Only the lines from the one containing "Emit a Python" through the one containing "-0.186, 19)" should be duplicated, exactly as they appear. Pictures are to be left out.

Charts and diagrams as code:
○ ○ ○
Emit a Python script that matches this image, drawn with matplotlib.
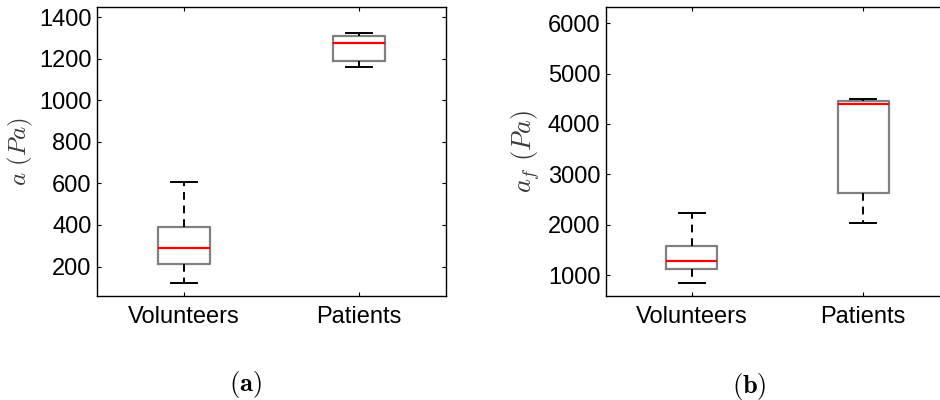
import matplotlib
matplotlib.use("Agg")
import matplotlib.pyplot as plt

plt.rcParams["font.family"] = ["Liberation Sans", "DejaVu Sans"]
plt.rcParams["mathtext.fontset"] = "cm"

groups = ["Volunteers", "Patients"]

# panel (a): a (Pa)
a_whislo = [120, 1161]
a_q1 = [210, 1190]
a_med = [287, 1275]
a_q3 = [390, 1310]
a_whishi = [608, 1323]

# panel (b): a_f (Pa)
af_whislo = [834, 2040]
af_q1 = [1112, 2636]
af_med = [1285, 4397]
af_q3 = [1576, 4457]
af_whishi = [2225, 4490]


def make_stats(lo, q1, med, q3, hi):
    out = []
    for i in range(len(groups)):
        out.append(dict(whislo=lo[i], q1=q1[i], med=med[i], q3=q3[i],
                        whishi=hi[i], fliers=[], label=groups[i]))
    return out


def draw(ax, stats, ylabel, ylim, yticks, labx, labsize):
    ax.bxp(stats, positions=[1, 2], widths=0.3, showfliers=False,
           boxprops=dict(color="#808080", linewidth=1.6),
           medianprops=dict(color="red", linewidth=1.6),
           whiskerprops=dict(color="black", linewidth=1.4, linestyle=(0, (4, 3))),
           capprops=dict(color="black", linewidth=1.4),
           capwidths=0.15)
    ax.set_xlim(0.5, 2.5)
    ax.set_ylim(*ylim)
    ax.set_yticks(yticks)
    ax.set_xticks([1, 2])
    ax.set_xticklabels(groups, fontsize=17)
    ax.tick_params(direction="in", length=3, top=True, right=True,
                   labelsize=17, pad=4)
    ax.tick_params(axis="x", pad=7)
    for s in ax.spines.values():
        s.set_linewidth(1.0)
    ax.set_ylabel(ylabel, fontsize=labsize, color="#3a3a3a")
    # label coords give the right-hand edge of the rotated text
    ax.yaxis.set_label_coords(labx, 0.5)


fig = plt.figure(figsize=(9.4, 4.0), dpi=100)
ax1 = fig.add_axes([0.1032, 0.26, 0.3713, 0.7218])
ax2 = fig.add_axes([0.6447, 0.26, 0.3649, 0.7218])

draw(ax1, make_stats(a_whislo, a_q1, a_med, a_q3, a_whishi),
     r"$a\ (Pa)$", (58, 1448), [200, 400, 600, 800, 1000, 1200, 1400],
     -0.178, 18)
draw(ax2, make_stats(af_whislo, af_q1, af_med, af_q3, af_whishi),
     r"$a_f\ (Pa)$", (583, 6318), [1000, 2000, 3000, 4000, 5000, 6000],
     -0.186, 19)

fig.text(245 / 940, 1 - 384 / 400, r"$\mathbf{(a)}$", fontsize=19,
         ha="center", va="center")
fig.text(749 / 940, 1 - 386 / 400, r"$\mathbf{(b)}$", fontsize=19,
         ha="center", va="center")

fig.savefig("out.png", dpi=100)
○ ○ ○
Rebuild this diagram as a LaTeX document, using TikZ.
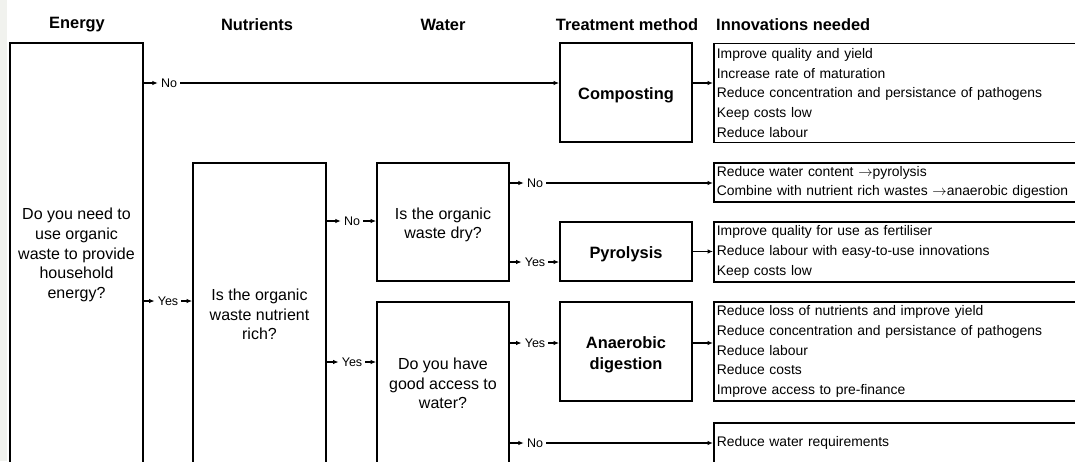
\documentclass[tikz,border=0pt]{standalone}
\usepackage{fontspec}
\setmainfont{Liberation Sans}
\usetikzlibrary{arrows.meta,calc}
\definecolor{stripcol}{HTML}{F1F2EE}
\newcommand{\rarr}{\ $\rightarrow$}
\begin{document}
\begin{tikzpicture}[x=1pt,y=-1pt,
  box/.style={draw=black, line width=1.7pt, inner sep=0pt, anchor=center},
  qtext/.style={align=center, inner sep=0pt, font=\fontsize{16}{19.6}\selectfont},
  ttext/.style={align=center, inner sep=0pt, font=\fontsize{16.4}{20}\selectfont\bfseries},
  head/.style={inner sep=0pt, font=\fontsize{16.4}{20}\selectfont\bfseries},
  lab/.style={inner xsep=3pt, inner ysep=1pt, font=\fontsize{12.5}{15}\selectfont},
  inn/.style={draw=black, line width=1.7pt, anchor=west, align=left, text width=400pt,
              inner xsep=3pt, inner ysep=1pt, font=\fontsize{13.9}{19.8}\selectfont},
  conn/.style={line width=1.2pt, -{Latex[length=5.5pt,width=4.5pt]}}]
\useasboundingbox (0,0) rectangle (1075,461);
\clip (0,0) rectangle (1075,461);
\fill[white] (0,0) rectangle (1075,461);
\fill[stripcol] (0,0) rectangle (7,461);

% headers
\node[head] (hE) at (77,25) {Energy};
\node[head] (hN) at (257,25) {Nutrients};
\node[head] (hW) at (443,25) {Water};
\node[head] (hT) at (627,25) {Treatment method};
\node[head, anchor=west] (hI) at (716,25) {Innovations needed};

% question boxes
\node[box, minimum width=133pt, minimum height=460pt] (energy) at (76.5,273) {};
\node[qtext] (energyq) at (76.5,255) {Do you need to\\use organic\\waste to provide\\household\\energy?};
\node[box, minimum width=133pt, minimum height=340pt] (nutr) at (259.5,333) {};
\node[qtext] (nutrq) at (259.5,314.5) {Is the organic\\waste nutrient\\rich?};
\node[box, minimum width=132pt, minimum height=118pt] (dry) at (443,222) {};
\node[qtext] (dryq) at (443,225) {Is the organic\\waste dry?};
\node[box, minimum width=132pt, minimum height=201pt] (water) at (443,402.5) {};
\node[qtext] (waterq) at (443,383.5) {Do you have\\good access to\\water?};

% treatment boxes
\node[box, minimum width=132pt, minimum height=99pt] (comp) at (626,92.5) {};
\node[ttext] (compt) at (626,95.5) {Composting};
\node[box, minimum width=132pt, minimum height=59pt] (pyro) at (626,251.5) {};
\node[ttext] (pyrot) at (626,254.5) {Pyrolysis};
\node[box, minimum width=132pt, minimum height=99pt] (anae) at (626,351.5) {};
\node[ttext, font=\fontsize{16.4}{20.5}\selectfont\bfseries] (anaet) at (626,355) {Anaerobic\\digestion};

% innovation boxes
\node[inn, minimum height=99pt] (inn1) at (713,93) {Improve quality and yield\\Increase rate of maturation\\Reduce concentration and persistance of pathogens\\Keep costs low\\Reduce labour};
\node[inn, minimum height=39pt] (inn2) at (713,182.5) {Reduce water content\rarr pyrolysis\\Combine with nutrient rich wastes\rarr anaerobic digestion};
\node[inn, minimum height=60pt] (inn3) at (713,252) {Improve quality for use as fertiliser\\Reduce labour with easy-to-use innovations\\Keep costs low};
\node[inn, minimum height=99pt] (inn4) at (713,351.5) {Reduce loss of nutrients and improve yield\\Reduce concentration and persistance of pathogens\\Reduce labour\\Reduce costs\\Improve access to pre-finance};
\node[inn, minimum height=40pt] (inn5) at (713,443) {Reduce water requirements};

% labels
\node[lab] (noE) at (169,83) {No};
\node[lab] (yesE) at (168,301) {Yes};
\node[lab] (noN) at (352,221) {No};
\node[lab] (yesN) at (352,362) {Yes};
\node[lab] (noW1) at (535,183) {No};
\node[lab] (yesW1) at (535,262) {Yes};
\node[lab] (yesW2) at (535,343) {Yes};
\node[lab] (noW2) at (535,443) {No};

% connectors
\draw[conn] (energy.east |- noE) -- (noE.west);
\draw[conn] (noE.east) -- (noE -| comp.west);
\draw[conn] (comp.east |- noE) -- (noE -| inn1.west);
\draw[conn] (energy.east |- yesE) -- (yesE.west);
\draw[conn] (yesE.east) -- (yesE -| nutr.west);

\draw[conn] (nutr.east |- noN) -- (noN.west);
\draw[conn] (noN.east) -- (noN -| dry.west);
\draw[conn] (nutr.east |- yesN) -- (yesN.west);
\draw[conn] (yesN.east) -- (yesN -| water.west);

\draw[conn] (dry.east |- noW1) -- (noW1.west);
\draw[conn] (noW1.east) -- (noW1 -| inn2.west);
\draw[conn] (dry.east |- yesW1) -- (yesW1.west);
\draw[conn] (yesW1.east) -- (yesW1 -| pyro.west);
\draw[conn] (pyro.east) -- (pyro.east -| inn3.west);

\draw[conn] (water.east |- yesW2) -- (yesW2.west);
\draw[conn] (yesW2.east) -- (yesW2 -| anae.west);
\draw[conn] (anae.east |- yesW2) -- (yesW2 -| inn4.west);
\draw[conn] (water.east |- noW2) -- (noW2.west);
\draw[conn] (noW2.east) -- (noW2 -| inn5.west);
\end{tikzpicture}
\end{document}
○ ○ ○
__SOLUTION FOR THIS PROBLEM__
Emit a Python script that matches this image, drawn with matplotlib.
import matplotlib
matplotlib.use("Agg")
import matplotlib.pyplot as plt

plt.rcParams["font.family"] = ["Liberation Sans", "DejaVu Sans"]
plt.rcParams["mathtext.fontset"] = "cm"

groups = ["Volunteers", "Patients"]

# panel (a): a (Pa)
a_whislo = [120, 1161]
a_q1 = [210, 1190]
a_med = [287, 1275]
a_q3 = [390, 1310]
a_whishi = [608, 1323]

# panel (b): a_f (Pa)
af_whislo = [834, 2040]
af_q1 = [1112, 2636]
af_med = [1285, 4397]
af_q3 = [1576, 4457]
af_whishi = [2225, 4490]


def make_stats(lo, q1, med, q3, hi):
    out = []
    for i in range(len(groups)):
        out.append(dict(whislo=lo[i], q1=q1[i], med=med[i], q3=q3[i],
                        whishi=hi[i], fliers=[], label=groups[i]))
    return out


def draw(ax, stats, ylabel, ylim, yticks, labx, labsize):
    ax.bxp(stats, positions=[1, 2], widths=0.3, showfliers=False,
           boxprops=dict(color="#808080", linewidth=1.6),
           medianprops=dict(color="red", linewidth=1.6),
           whiskerprops=dict(color="black", linewidth=1.4, linestyle=(0, (4, 3))),
           capprops=dict(color="black", linewidth=1.4),
           capwidths=0.15)
    ax.set_xlim(0.5, 2.5)
    ax.set_ylim(*ylim)
    ax.set_yticks(yticks)
    ax.set_xticks([1, 2])
    ax.set_xticklabels(groups, fontsize=17)
    ax.tick_params(direction="in", length=3, top=True, right=True,
                   labelsize=17, pad=4)
    ax.tick_params(axis="x", pad=7)
    for s in ax.spines.values():
        s.set_linewidth(1.0)
    ax.set_ylabel(ylabel, fontsize=labsize, color="#3a3a3a")
    # label coords give the right-hand edge of the rotated text
    ax.yaxis.set_label_coords(labx, 0.5)


fig = plt.figure(figsize=(9.4, 4.0), dpi=100)
ax1 = fig.add_axes([0.1032, 0.26, 0.3713, 0.7218])
ax2 = fig.add_axes([0.6447, 0.26, 0.3649, 0.7218])

draw(ax1, make_stats(a_whislo, a_q1, a_med, a_q3, a_whishi),
     r"$a\ (Pa)$", (58, 1448), [200, 400, 600, 800, 1000, 1200, 1400],
     -0.178, 18)
draw(ax2, make_stats(af_whislo, af_q1, af_med, af_q3, af_whishi),
     r"$a_f\ (Pa)$", (583, 6318), [1000, 2000, 3000, 4000, 5000, 6000],
     -0.186, 19)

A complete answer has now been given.